**Short exercise:**
Pictures stay out of this copy, which runs from the first line of the material through the line containing "Chart.defaults.font.family = FONT;".

>> Begin

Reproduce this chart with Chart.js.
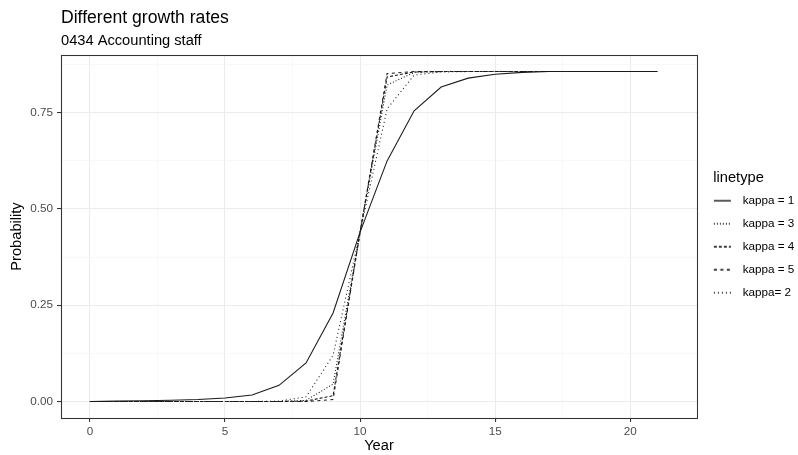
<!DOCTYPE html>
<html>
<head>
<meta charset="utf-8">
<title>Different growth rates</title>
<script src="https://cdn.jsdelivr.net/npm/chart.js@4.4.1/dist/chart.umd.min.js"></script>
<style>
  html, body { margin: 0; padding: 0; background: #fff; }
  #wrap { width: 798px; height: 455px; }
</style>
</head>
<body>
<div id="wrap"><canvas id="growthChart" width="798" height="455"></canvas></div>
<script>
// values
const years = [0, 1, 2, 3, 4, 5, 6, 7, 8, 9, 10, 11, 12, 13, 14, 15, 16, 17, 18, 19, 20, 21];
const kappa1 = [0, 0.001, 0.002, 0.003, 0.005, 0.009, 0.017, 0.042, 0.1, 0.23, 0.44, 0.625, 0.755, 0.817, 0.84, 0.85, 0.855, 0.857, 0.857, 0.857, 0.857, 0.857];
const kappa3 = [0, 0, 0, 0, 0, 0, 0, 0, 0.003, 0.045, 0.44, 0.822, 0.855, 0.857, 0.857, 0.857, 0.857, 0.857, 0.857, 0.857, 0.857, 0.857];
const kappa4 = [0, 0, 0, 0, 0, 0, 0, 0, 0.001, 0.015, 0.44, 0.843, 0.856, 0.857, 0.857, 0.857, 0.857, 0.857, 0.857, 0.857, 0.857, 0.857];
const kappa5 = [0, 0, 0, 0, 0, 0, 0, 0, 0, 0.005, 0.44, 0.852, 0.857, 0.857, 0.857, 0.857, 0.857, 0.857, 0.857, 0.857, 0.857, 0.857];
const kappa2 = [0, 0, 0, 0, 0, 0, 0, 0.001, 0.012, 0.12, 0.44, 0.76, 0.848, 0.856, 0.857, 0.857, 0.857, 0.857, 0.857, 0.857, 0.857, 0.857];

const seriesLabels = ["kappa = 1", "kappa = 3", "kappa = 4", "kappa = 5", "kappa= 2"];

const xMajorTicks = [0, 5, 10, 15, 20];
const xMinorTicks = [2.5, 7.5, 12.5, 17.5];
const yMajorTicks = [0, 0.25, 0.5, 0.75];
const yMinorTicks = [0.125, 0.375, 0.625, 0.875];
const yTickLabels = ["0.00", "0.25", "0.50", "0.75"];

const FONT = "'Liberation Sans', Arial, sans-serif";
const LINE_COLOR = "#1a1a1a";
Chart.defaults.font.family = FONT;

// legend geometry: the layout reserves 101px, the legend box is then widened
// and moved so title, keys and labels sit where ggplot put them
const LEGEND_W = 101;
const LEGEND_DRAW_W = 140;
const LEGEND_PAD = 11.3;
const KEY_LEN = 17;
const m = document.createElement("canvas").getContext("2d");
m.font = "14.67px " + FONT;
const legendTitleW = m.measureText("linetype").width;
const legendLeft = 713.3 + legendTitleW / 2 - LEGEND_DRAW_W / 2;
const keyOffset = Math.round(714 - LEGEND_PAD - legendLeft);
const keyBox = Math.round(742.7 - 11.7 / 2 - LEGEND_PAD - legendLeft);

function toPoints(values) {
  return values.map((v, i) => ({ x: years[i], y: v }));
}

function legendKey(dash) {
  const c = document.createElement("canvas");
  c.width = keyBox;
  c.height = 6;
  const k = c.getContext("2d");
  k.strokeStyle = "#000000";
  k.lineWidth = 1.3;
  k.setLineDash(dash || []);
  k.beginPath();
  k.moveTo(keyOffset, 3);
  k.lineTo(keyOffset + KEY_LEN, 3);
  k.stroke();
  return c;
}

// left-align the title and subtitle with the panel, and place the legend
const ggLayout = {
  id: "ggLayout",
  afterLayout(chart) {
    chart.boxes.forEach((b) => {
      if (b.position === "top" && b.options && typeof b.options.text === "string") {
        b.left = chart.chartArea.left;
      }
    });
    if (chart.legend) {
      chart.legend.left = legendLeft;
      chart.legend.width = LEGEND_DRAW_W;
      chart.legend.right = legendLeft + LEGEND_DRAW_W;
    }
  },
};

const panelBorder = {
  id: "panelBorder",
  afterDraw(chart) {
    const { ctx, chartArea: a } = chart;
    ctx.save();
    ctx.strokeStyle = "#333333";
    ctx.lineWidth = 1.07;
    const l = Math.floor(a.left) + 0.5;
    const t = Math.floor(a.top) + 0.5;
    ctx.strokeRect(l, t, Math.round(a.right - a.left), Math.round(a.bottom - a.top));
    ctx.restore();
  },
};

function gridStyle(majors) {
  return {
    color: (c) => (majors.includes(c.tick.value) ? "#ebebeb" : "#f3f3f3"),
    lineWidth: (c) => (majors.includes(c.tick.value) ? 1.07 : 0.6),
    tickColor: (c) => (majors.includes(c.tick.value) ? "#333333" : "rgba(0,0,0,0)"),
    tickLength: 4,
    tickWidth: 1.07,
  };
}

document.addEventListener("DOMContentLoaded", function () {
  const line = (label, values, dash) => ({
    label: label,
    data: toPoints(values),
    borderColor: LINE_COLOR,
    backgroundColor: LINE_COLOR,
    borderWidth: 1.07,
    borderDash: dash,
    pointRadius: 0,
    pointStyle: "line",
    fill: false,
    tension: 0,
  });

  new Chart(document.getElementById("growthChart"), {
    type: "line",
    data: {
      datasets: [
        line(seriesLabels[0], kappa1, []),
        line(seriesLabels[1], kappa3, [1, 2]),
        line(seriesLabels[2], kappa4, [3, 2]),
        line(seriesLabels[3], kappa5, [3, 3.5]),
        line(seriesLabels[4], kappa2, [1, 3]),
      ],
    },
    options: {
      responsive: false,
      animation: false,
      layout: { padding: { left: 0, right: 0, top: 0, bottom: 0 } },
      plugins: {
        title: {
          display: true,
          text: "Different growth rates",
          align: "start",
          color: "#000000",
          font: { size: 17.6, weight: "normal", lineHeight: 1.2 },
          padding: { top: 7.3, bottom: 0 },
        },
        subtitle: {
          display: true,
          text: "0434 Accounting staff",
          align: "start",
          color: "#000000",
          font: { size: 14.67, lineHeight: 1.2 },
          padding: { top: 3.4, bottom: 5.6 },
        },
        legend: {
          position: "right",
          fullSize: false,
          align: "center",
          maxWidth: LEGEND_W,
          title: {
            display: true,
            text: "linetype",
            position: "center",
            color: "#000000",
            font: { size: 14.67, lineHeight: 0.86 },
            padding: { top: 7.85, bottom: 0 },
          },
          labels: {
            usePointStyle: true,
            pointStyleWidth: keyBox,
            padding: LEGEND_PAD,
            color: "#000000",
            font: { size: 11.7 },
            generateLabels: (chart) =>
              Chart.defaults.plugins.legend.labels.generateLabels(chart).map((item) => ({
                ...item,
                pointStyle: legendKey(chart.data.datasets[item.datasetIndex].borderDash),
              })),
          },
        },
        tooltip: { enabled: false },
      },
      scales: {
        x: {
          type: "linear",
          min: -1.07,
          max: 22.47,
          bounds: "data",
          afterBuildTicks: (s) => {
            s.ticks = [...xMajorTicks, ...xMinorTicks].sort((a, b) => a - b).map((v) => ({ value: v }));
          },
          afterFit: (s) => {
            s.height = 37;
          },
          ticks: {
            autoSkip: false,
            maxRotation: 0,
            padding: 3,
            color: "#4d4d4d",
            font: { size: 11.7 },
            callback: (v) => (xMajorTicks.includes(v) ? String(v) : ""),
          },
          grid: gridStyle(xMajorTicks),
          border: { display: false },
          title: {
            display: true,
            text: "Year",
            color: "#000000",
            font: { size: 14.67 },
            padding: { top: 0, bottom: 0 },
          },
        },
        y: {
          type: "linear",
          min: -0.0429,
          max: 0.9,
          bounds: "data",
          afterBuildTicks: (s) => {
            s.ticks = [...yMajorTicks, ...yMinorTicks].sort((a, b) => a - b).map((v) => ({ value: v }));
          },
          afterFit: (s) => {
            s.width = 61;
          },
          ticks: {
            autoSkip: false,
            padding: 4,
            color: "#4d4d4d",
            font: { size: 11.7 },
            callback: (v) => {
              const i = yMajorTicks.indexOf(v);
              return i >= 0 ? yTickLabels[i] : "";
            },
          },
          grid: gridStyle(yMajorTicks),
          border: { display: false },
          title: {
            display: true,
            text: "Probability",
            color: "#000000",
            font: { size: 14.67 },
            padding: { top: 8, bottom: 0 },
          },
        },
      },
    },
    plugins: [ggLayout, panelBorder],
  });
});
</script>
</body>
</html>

>> End

**Response for this exercise:**
Reproduce this chart with Chart.js.
<!DOCTYPE html>
<html>
<head>
<meta charset="utf-8">
<title>Different growth rates</title>
<script src="https://cdn.jsdelivr.net/npm/chart.js@4.4.1/dist/chart.umd.min.js"></script>
<style>
  html, body { margin: 0; padding: 0; background: #fff; }
  #wrap { width: 798px; height: 455px; }
</style>
</head>
<body>
<div id="wrap"><canvas id="growthChart" width="798" height="455"></canvas></div>
<script>
// values
const years = [0, 1, 2, 3, 4, 5, 6, 7, 8, 9, 10, 11, 12, 13, 14, 15, 16, 17, 18, 19, 20, 21];
const kappa1 = [0, 0.001, 0.002, 0.003, 0.005, 0.009, 0.017, 0.042, 0.1, 0.23, 0.44, 0.625, 0.755, 0.817, 0.84, 0.85, 0.855, 0.857, 0.857, 0.857, 0.857, 0.857];
const kappa3 = [0, 0, 0, 0, 0, 0, 0, 0, 0.003, 0.045, 0.44, 0.822, 0.855, 0.857, 0.857, 0.857, 0.857, 0.857, 0.857, 0.857, 0.857, 0.857];
const kappa4 = [0, 0, 0, 0, 0, 0, 0, 0, 0.001, 0.015, 0.44, 0.843, 0.856, 0.857, 0.857, 0.857, 0.857, 0.857, 0.857, 0.857, 0.857, 0.857];
const kappa5 = [0, 0, 0, 0, 0, 0, 0, 0, 0, 0.005, 0.44, 0.852, 0.857, 0.857, 0.857, 0.857, 0.857, 0.857, 0.857, 0.857, 0.857, 0.857];
const kappa2 = [0, 0, 0, 0, 0, 0, 0, 0.001, 0.012, 0.12, 0.44, 0.76, 0.848, 0.856, 0.857, 0.857, 0.857, 0.857, 0.857, 0.857, 0.857, 0.857];

const seriesLabels = ["kappa = 1", "kappa = 3", "kappa = 4", "kappa = 5", "kappa= 2"];

const xMajorTicks = [0, 5, 10, 15, 20];
const xMinorTicks = [2.5, 7.5, 12.5, 17.5];
const yMajorTicks = [0, 0.25, 0.5, 0.75];
const yMinorTicks = [0.125, 0.375, 0.625, 0.875];
const yTickLabels = ["0.00", "0.25", "0.50", "0.75"];

const FONT = "'Liberation Sans', Arial, sans-serif";
const LINE_COLOR = "#1a1a1a";
Chart.defaults.font.family = FONT;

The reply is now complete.